## Material provided
>> Begin

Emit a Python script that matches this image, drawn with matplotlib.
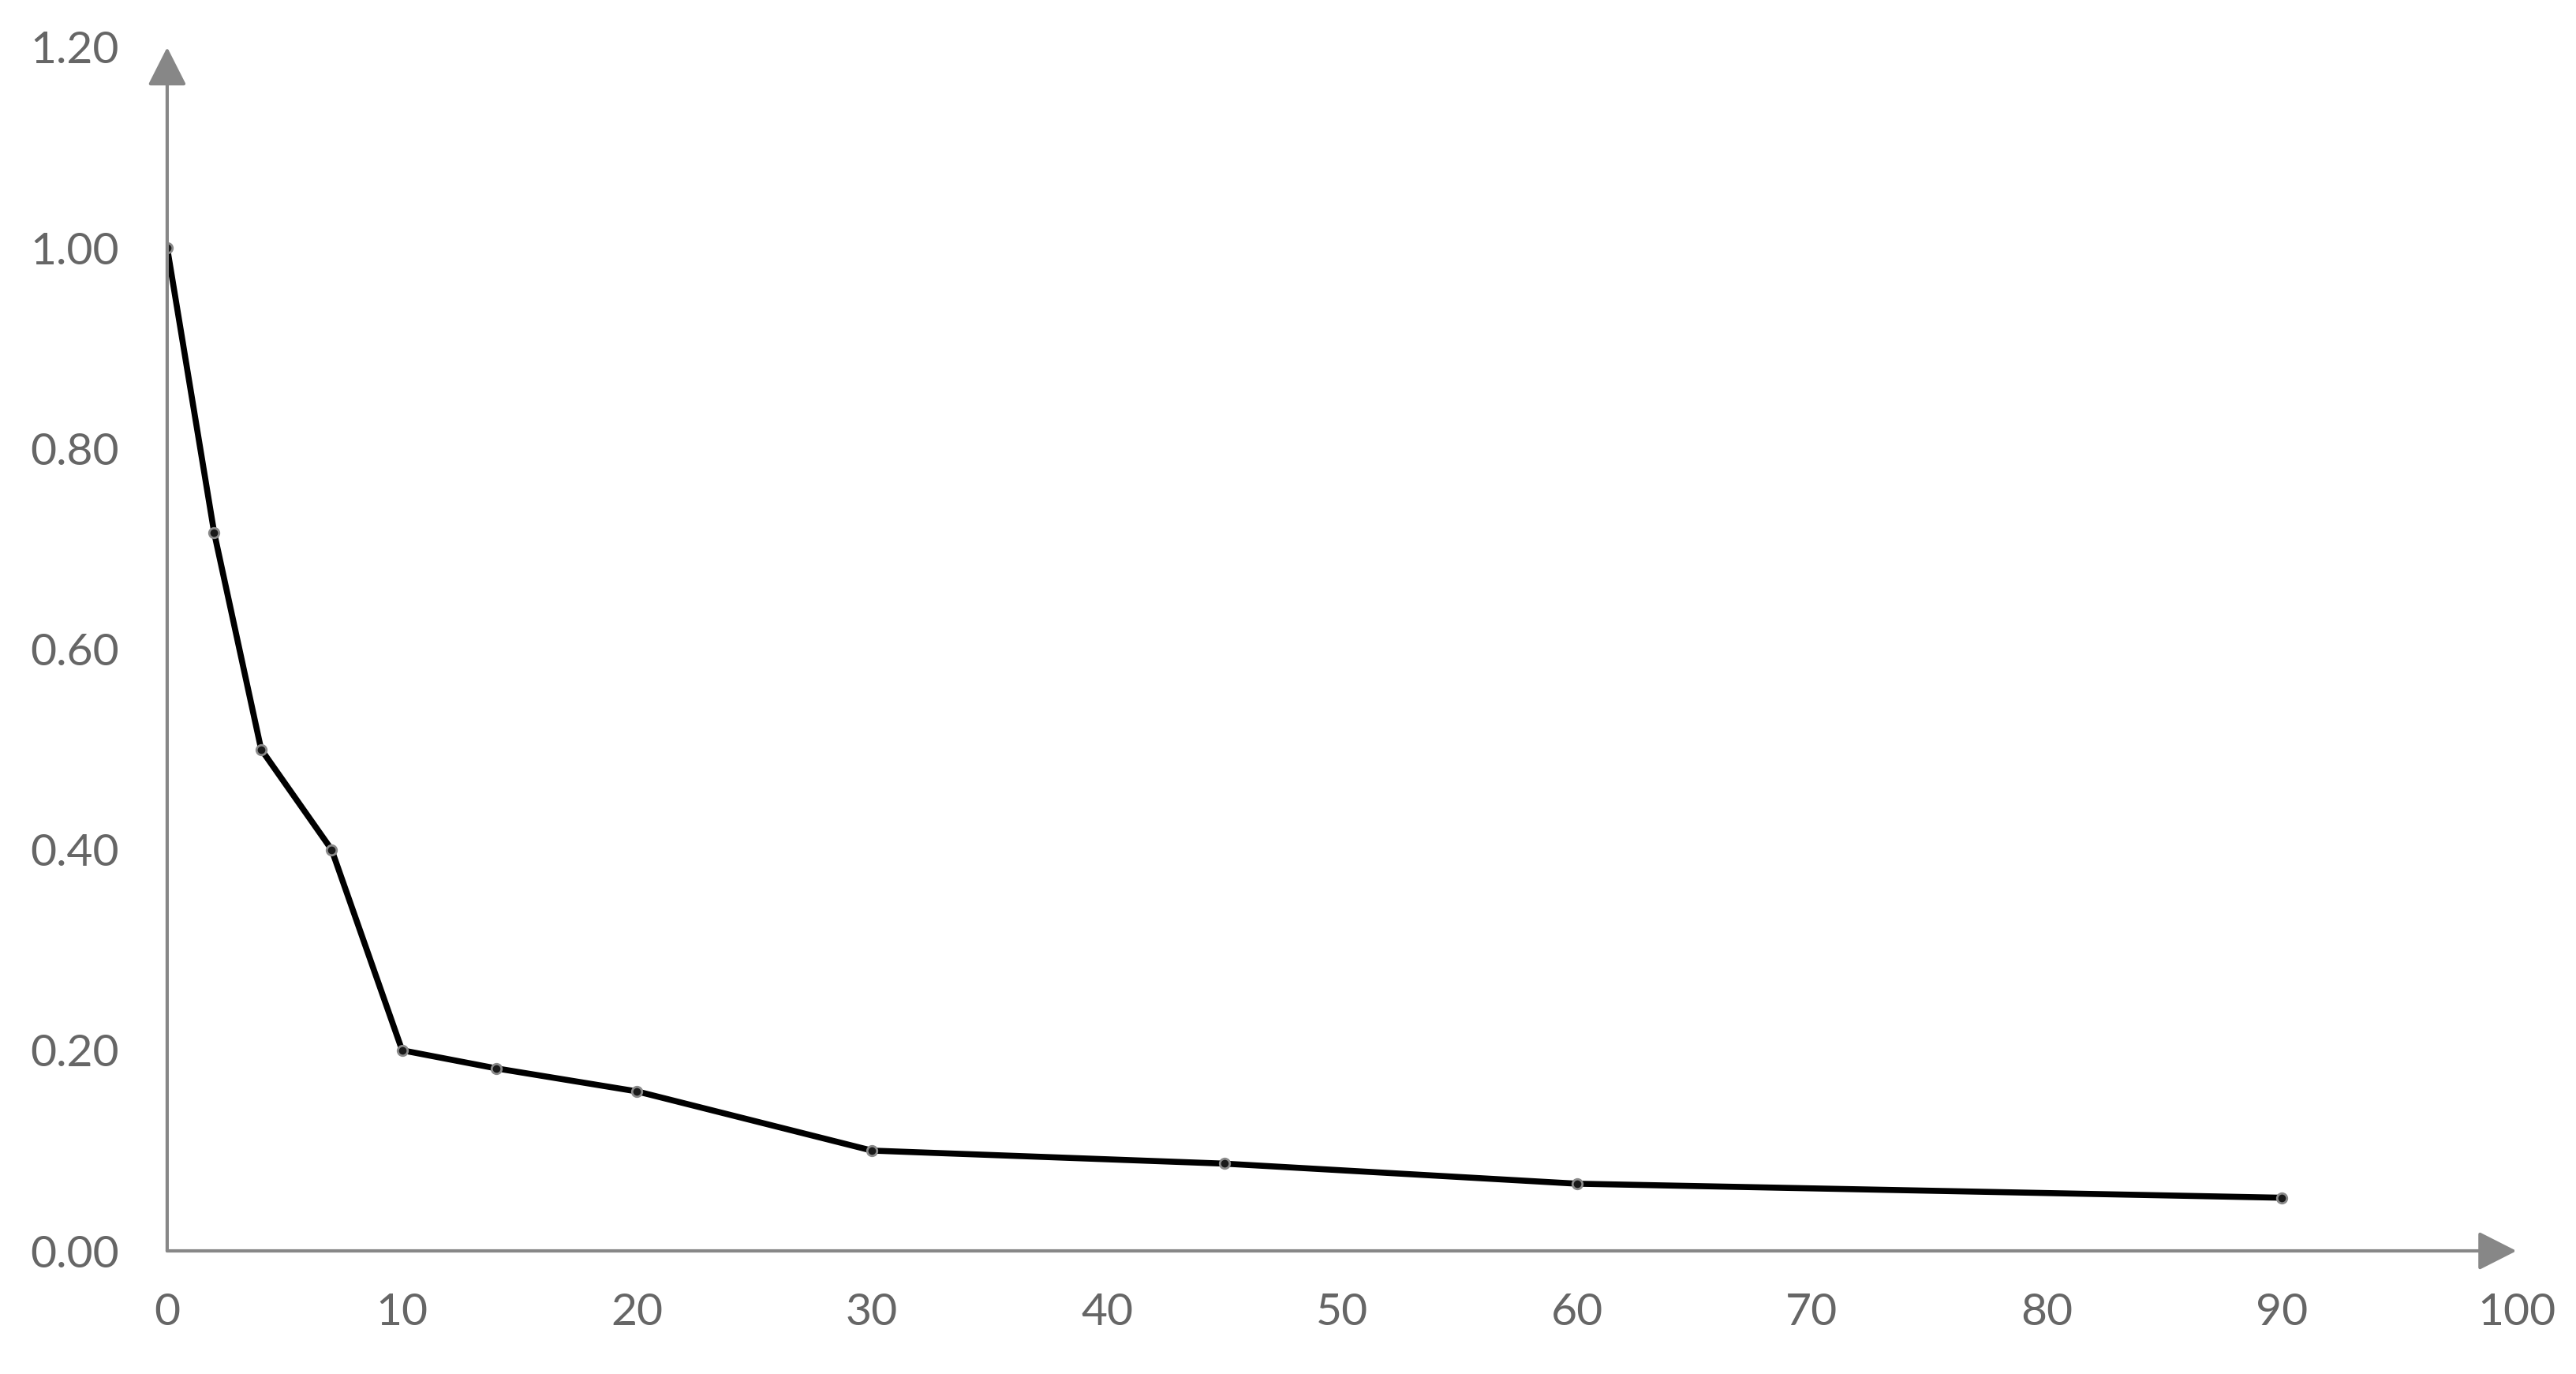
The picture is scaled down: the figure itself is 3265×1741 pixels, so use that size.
from matplotlib import pyplot as plt
import numpy as np

# days vs. retained fraction
days = [0, 2, 4, 7, 10, 14, 20, 30, 45, 60, 90]
retained = [1.00, 0.716, 0.50, 0.40, 0.20, 0.182, 0.159, 0.10, 0.087, 0.067, 0.053]

x_ticks = np.arange(0, 101, 10)
y_ticks = np.arange(0, 1.21, 0.2)

text_grey = '#666666'
axis_grey = '#878787'

plt.rcParams['font.family'] = ['Lato', 'DejaVu Sans']

fig = plt.figure(figsize=(32.65, 17.41), dpi=100)
ax = fig.add_axes([0.0649, 0.0896, 0.912, 0.876])

ax.plot(days, retained, color='black', lw=5.5, zorder=3,
        marker='o', markersize=9, markerfacecolor='#1a1a1a',
        markeredgecolor='#8a8a8a', markeredgewidth=2)

ax.set_xlim(0, 100)
ax.set_ylim(0, 1.2)
ax.set_xticks(x_ticks)
ax.set_yticks(y_ticks)
ax.set_yticklabels([f'{v:.2f}' for v in y_ticks])
ax.tick_params(axis='both', length=0, labelsize=41, labelcolor=text_grey)
ax.tick_params(axis='x', pad=38)
ax.tick_params(axis='y', pad=44)

for s in ax.spines.values():
    s.set_visible(False)

# axis lines with arrow heads
arrow = dict(arrowstyle='-|>,head_length=0.75,head_width=0.38', color=axis_grey,
             lw=3, shrinkA=0, shrinkB=0, mutation_scale=40)
ax.annotate('', xy=(100, 0), xytext=(0, 0), arrowprops=arrow, annotation_clip=False)
ax.annotate('', xy=(0, 1.2), xytext=(0, 0), arrowprops=arrow, annotation_clip=False)

fig.savefig('out.png', dpi=100, facecolor='white')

>> End

## Work to complete
Copy the listing exactly. Any image in it stays out of the copy.

## Response to the task
Emit a Python script that matches this image, drawn with matplotlib.
The picture is scaled down: the figure itself is 3265×1741 pixels, so use that size.
from matplotlib import pyplot as plt
import numpy as np

# days vs. retained fraction
days = [0, 2, 4, 7, 10, 14, 20, 30, 45, 60, 90]
retained = [1.00, 0.716, 0.50, 0.40, 0.20, 0.182, 0.159, 0.10, 0.087, 0.067, 0.053]

x_ticks = np.arange(0, 101, 10)
y_ticks = np.arange(0, 1.21, 0.2)

text_grey = '#666666'
axis_grey = '#878787'

plt.rcParams['font.family'] = ['Lato', 'DejaVu Sans']

fig = plt.figure(figsize=(32.65, 17.41), dpi=100)
ax = fig.add_axes([0.0649, 0.0896, 0.912, 0.876])

ax.plot(days, retained, color='black', lw=5.5, zorder=3,
        marker='o', markersize=9, markerfacecolor='#1a1a1a',
        markeredgecolor='#8a8a8a', markeredgewidth=2)

ax.set_xlim(0, 100)
ax.set_ylim(0, 1.2)
ax.set_xticks(x_ticks)
ax.set_yticks(y_ticks)
ax.set_yticklabels([f'{v:.2f}' for v in y_ticks])
ax.tick_params(axis='both', length=0, labelsize=41, labelcolor=text_grey)
ax.tick_params(axis='x', pad=38)
ax.tick_params(axis='y', pad=44)

for s in ax.spines.values():
    s.set_visible(False)

# axis lines with arrow heads
arrow = dict(arrowstyle='-|>,head_length=0.75,head_width=0.38', color=axis_grey,
             lw=3, shrinkA=0, shrinkB=0, mutation_scale=40)
ax.annotate('', xy=(100, 0), xytext=(0, 0), arrowprops=arrow, annotation_clip=False)
ax.annotate('', xy=(0, 1.2), xytext=(0, 0), arrowprops=arrow, annotation_clip=False)

fig.savefig('out.png', dpi=100, facecolor='white')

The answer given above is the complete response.